Workers’ compensation is insurance to protect employees in case of job-related injuries or illnesses. Each state has its own rules governing coverage requirements/exemptions, benefits, and other rules for workers’ compensation programs. You can find a listing of them for each state from the NFIB. Most business owners have heard of workers’ comp, but may not be aware of some details that can cause the business serious financial loss.
Here are some workers' compensation issues to think about.
You can be sued
According to a Manta/Insureon survey, only 17% carry workers’ compensation for their employees. This may be because businesses may be exempt from the requirement to have the coverage under certain conditions (e.g., fewer than 5 employees in Alabama; fewer than 3 in Wisconsin). But if an employee is injured and the employer doesn’t have workers’ comp, the employee can sue the business for damages and recover not only compensation for medical costs, but also pain and suffering, and even punitive damages. The bill for this (including legal fees) can be catastrophic.
Business Owners' Policy (BOP) doesn’t cover you
A business owners’ policy (BOP), which provides liability protection for injuries to others doesn’t include protection for injuries that are or should be covered by workers’ comp. In other words, if you should have workers’ comp as required by state law but don’t, then don’t expect your BOP to cover employees’ on-the-job injuries or illnesses.
Coverage is needed for seasonal workers
It’s summertime and you may be hiring workers for this season only. You may or may not have to cover them. For example, in Delaware, farm workers are exempt but an employer can choose to provide coverage. Where you have the option, you may want to do it.
In all states (other than Texas where workers’ comp is voluntary except for construction workers on government-contract projects), you must provide coverage for unpaid interns to the same extent as paid interns.
Self-employed owners may get coverage
Sole proprietors, partners, and LLC members aren’t employees and usually are not covered by workers’ comp. However, some states require coverage for them or permit them to be covered. If you must provide coverage for yourself and co-owners, you can be penalized for not having it. If you aren’t required but can opt in, you should consider it seriously because the cost of coverage likely is modest compared with the cost of a work-related injury or illness.

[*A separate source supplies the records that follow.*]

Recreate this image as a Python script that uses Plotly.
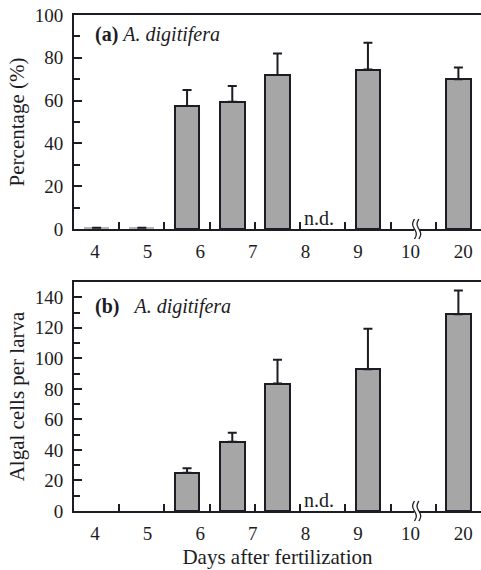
import math
import plotly.graph_objects as go

# ---- data ----
tick_labels = ["4", "5", "6", "7", "8", "9", "10", "20"]
# one value per bar slot (9 slots); None = no bar (n.d. slot / axis break slot)
pct_mean = [0.6, 0.6, 57.5, 59.5, 72.0, None, 74.5, None, 70.0]
pct_err = [0, 0, 7.5, 7.3, 10.0, None, 12.5, None, 5.5]
cells_mean = [None, None, 25.0, 45.4, 83.5, None, 92.9, None, 128.8]
cells_err = [0, 0, 3.0, 5.9, 15.5, None, 26.4, None, 15.7]

FONT = "Liberation Serif"
INK = "#1c1c24"
BAR = "#a6a6a6"
n_slots = len(pct_mean)
slot_x = [i + 0.5 for i in range(n_slots)]
label_x = [0.465 + 1.163 * i for i in range(len(tick_labels))]


def bar_trace(vals, errs, xa, ya):
    lw = []
    cols = []
    for v in vals:
        if v is not None and v < 1:
            lw.append(0)
            cols.append("#b4b4b4")
        else:
            lw.append(2)
            cols.append(BAR)
    return go.Bar(
        x=slot_x, y=vals, width=0.55, xaxis=xa, yaxis=ya,
        marker=dict(color=cols, line=dict(color=INK, width=lw)),
        error_y=dict(type="data", symmetric=False, array=errs,
                     arrayminus=[0] * len(errs), color=INK, thickness=2, width=4.5),
        showlegend=False, hoverinfo="skip",
    )


fig = go.Figure()
fig.add_trace(bar_trace(pct_mean, pct_err, "x", "y"))
fig.add_trace(bar_trace(cells_mean, cells_err, "x2", "y2"))
fig.add_trace(go.Scatter(x=[None], y=[None], xaxis="x3", yaxis="y", showlegend=False))
fig.add_trace(go.Scatter(x=[None], y=[None], xaxis="x4", yaxis="y2", showlegend=False))

dom_a = [1 - 229 / 570, 1 - 15 / 570]
dom_b = [1 - 511 / 570, 1 - 282 / 570]

xbase = dict(range=[0, 9], showgrid=False, zeroline=False, showline=True,
             linecolor=INK, linewidth=2, mirror=True, ticks="inside",
             tickvals=list(range(1, 9)), ticklen=7, tickwidth=1.5, tickcolor=INK,
             showticklabels=False, automargin=False, fixedrange=True)
xlab = dict(range=[0, 9], showgrid=False, zeroline=False, showline=False,
            ticks="", tickvals=label_x, ticktext=tick_labels,
            tickfont=dict(family=FONT, size=19, color=INK),
            ticklabelstandoff=9, automargin=False)
ybase = dict(showgrid=False, zeroline=False, showline=True, linecolor=INK,
             linewidth=2, ticks="inside", ticklen=8, tickwidth=1.5, tickcolor=INK,
             dtick=20, tickfont=dict(family=FONT, size=19, color=INK),
             ticklabelstandoff=5, automargin=False,
             minor=dict(dtick=10, ticks="inside", ticklen=6, tickwidth=1.5, tickcolor=INK),
             title=dict(font=dict(family=FONT, size=21, color=INK), standoff=4))

fig.update_layout(
    width=481, height=570,
    margin=dict(l=74, r=0, t=0, b=0),
    paper_bgcolor="white", plot_bgcolor="white",
    bargap=0,
    xaxis=dict(**xbase, anchor="y"),
    xaxis2=dict(**xbase, anchor="y2"),
    xaxis3=dict(**xlab, overlaying="x", anchor="y"),
    xaxis4=dict(**xlab, overlaying="x2", anchor="y2",
                title=dict(text="Days after fertilization", standoff=6,
                           font=dict(family=FONT, size=21, color=INK))),
    yaxis=dict(**{**ybase, "title": dict(ybase["title"], text="Percentage (%)")},
               domain=dom_a, range=[0, 100], anchor="x"),
    yaxis2=dict(**{**ybase, "title": dict(ybase["title"], text="Algal cells per larva")},
                domain=dom_b, range=[0, 150], anchor="x2"),
)

# panel labels
fig.add_annotation(text="<b>(a)</b> <i>A. digitifera</i>", xref="x domain", yref="y domain",
                   x=0.047, y=0.91, xanchor="left", yanchor="middle", showarrow=False,
                   font=dict(family=FONT, size=20, color=INK))
fig.add_annotation(text="<b>(b)</b>&nbsp;&nbsp;&nbsp;<i>A. digitifera</i>", xref="x2 domain",
                   yref="y2 domain", x=0.046, y=0.892, xanchor="left", yanchor="middle",
                   showarrow=False, font=dict(family=FONT, size=20, color=INK))
for xa, ya in (("x", "y"), ("x2", "y2")):
    fig.add_annotation(text="n.d.", xref=xa, yref=ya, x=5.05, y=0, xanchor="left",
                       yanchor="bottom", yshift=-2, showarrow=False,
                       font=dict(family=FONT, size=20, color=INK))

# axis break symbol: two parallel S-shaped strokes (paper-referenced so not clipped)
def squiggle(off):
    pts = []
    for k in range(25):
        yy = 10 - (20 / 24) * k
        xx = off - 1.8 * math.sin(2 * math.pi * yy / 20)
        pts.append(f"{xx:.2f},{yy:.2f}")
    return "M " + " L ".join(pts)

brk_x = 7.5 / 9
for ybottom in (dom_a[0], dom_b[0]):
    fig.add_shape(type="rect", xref="paper", yref="paper", xsizemode="pixel", ysizemode="pixel",
                  xanchor=brk_x, yanchor=ybottom, x0=1, x1=6, y0=-2.5, y1=2.5,
                  fillcolor="white", line=dict(width=0), layer="above")
    for off in (1.3, 5.7):
        fig.add_shape(type="path", xref="paper", yref="paper", xsizemode="pixel",
                      ysizemode="pixel", xanchor=brk_x, yanchor=ybottom, path=squiggle(off),
                      line=dict(color=INK, width=1.3), layer="above")

fig.write_html("out.html", config={"displayModeBar": False},
               post_script="document.body.style.margin='0';document.body.style.overflow='hidden';")
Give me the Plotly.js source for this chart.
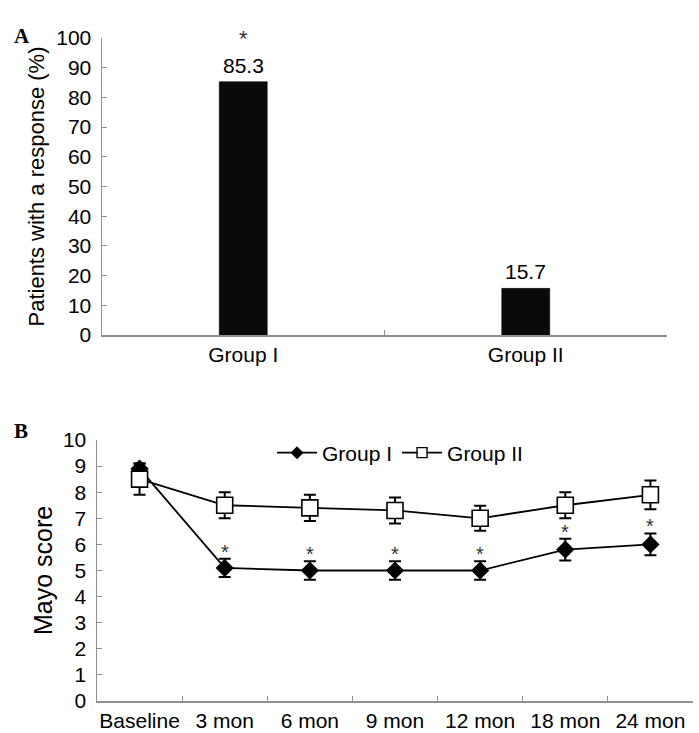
<!DOCTYPE html>
<html>
<head>
<meta charset="utf-8">
<script src="https://cdn.plot.ly/plotly-3.0.1.min.js"></script>
<style>html,body{margin:0;padding:0;background:#fff;}#chart{width:699px;height:733px;}</style>
</head>
<body>
<div id="chart"></div>
<script>
// Panel A data
var groupsA = ['Group I', 'Group II'];
var responseRate = [85.3, 15.7];
var sigA = ['*', ''];

// Panel B data
var timepoints = ['Baseline', '3 mon', '6 mon', '9 mon', '12 mon', '18 mon', '24 mon'];
var mayoGroup1 = [8.9, 5.1, 5.0, 5.0, 5.0, 5.8, 6.0];
var errGroup1 = [0.2, 0.35, 0.35, 0.35, 0.35, 0.42, 0.42];
var mayoGroup2 = [8.5, 7.5, 7.4, 7.3, 7.0, 7.5, 7.9];
var errGroup2 = [0.6, 0.5, 0.5, 0.5, 0.48, 0.5, 0.55];
var sigB = ['', '*', '*', '*', '*', '*', '*'];
var seriesNames = ['Group I', 'Group II'];

var W = 699, H = 733;
var axisGrey = '#909090';
var fontFam = 'Liberation Sans, Arial, sans-serif';

var g1Marker = {symbol: 'diamond', size: 14, color: '#000'};
var g2Marker = {symbol: 'square', size: 16, color: '#fff', line: {color: '#000', width: 1.6}};

var traces = [
  {
    type: 'bar', x: groupsA, y: responseRate, xaxis: 'x', yaxis: 'y',
    marker: {color: '#0a0a0a', line: {color: '#000', width: 0.5}},
    showlegend: false, hoverinfo: 'x+y'
  },
  {
    type: 'scatter', mode: 'lines+markers', name: seriesNames[0], showlegend: false,
    x: timepoints, y: mayoGroup1, xaxis: 'x2', yaxis: 'y2',
    line: {color: '#000', width: 1.8}, marker: g1Marker,
    error_y: {type: 'data', array: errGroup1, visible: true, color: '#000', thickness: 2, width: 6}
  },
  {
    type: 'scatter', mode: 'lines+markers', name: seriesNames[1], showlegend: false,
    x: timepoints, y: mayoGroup2, xaxis: 'x2', yaxis: 'y2',
    line: {color: '#000', width: 1.8}, marker: g2Marker,
    error_y: {type: 'data', array: errGroup2, visible: true, color: '#000', thickness: 2, width: 6}
  },
  // legend-only entries (smaller symbols as in the reference legend)
  {
    type: 'scatter', mode: 'lines+markers', name: seriesNames[0], x: [null], y: [null],
    xaxis: 'x2', yaxis: 'y2', line: {color: '#000', width: 1.8},
    marker: {symbol: 'diamond', size: 10, color: '#000'}
  },
  {
    type: 'scatter', mode: 'lines+markers', name: seriesNames[1], x: [null], y: [null],
    xaxis: 'x2', yaxis: 'y2', line: {color: '#000', width: 1.8},
    marker: {symbol: 'square', size: 10, color: '#fff', line: {color: '#000', width: 1.4}}
  }
];

var annotations = [];
groupsA.forEach(function (g, i) {
  annotations.push({
    xref: 'x', yref: 'y', x: g, y: responseRate[i], text: String(responseRate[i]),
    showarrow: false, yanchor: 'bottom', yshift: 3,
    font: {family: fontFam, size: 21, color: '#000'}
  });
  if (sigA[i]) {
    annotations.push({
      xref: 'x', yref: 'y', x: g, y: responseRate[i], text: sigA[i],
      showarrow: false, yanchor: 'bottom', yshift: 29,
      font: {family: fontFam, size: 22, color: '#333'}
    });
  }
});
timepoints.forEach(function (t, i) {
  if (sigB[i]) {
    annotations.push({
      xref: 'x2', yref: 'y2', x: t, y: mayoGroup1[i] + errGroup1[i], text: sigB[i],
      showarrow: false, yanchor: 'bottom', yshift: -6,
      font: {family: fontFam, size: 20, color: '#333'}
    });
  }
});
annotations.push({
  xref: 'paper', yref: 'paper', x: 12 / W, y: 1 - 22 / H, xanchor: 'left', yanchor: 'top',
  text: '<b>A</b>', showarrow: false, font: {family: 'Liberation Serif, Times New Roman, serif', size: 21, color: '#000'}
});
annotations.push({
  xref: 'paper', yref: 'paper', x: 12 / W, y: 1 - 417 / H, xanchor: 'left', yanchor: 'top',
  text: '<b>B</b>', showarrow: false, font: {family: 'Liberation Serif, Times New Roman, serif', size: 21, color: '#000'}
});

var yTickFont = {family: fontFam, size: 21, color: '#000'};
var xTickFont = {family: fontFam, size: 21, color: '#000'};

var layout = {
  width: W, height: H,
  margin: {l: 0, r: 0, t: 0, b: 0, pad: 0},
  paper_bgcolor: '#fff', plot_bgcolor: '#fff',
  font: {family: fontFam, color: '#000'},
  bargap: 0.83,
  showlegend: true,
  legend: {
    orientation: 'h', x: 272 / W, y: 1 - 453 / H, xanchor: 'left', yanchor: 'middle',
    font: {family: fontFam, size: 21, color: '#000'}, bgcolor: 'rgba(0,0,0,0)',
    itemwidth: 40, tracegroupgap: 0
  },
  xaxis: {
    domain: [102 / W, 667 / W], anchor: 'y', type: 'category',
    range: [-0.5, 1.5], showline: true, linecolor: axisGrey, linewidth: 1.5,
    ticks: 'inside', tickson: 'boundaries', ticklen: 5, tickcolor: axisGrey,
    showgrid: false, zeroline: false, tickfont: xTickFont, tickangle: 0, automargin: false
  },
  yaxis: {
    domain: [1 - 335 / H, 1 - 38 / H], anchor: 'x',
    range: [0, 100], dtick: 10, showline: true, linecolor: axisGrey, linewidth: 1.5,
    ticks: 'inside', ticklen: 5, tickcolor: axisGrey, showgrid: false, zeroline: false,
    tickfont: yTickFont, ticklabelstandoff: 5, automargin: false,
    title: {text: 'Patients with a response (%)', font: {family: fontFam, size: 22, color: '#000'}, standoff: 5}
  },
  xaxis2: {
    domain: [97 / W, 693 / W], anchor: 'y2', type: 'category',
    range: [-0.5, 6.5], showline: true, linecolor: axisGrey, linewidth: 1.5,
    ticks: 'inside', tickson: 'boundaries', ticklen: 5, tickcolor: axisGrey,
    showgrid: false, zeroline: false, tickfont: xTickFont, tickangle: 0, automargin: false
  },
  yaxis2: {
    domain: [1 - 701 / H, 1 - 440 / H], anchor: 'x2',
    range: [0, 10], dtick: 1, showline: true, linecolor: axisGrey, linewidth: 1.5,
    ticks: 'inside', ticklen: 5, tickcolor: axisGrey, showgrid: false, zeroline: false,
    tickfont: yTickFont, ticklabelstandoff: 5, automargin: false,
    title: {text: 'Mayo score', font: {family: fontFam, size: 25, color: '#000'}, standoff: 3}
  },
  annotations: annotations
};

Plotly.newPlot('chart', traces, layout, {displayModeBar: false, staticPlot: true});
</script>
</body>
</html>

No retaliation for employee claims
If an employee makes a workers’ comp claim, you can’t fire him/her. This is so even if the claim is bogus and the worker doesn’t receive a recovery. If you retaliate, you can face a costly employee lawsuit for wrongful termination.
If you permit an employee to drive a company car or truck and there’s an accident, things can get complicated. The employee’s injuries may be covered by insurance on the vehicle or workers’ comp. This is so even if the employee is commuting to or from work when the accident happened. Likely you need an attorney to help you sort things out.
Talk to your insurance person to understand your state’s coverage requirements, options for coverage, and your risks for non-coverage.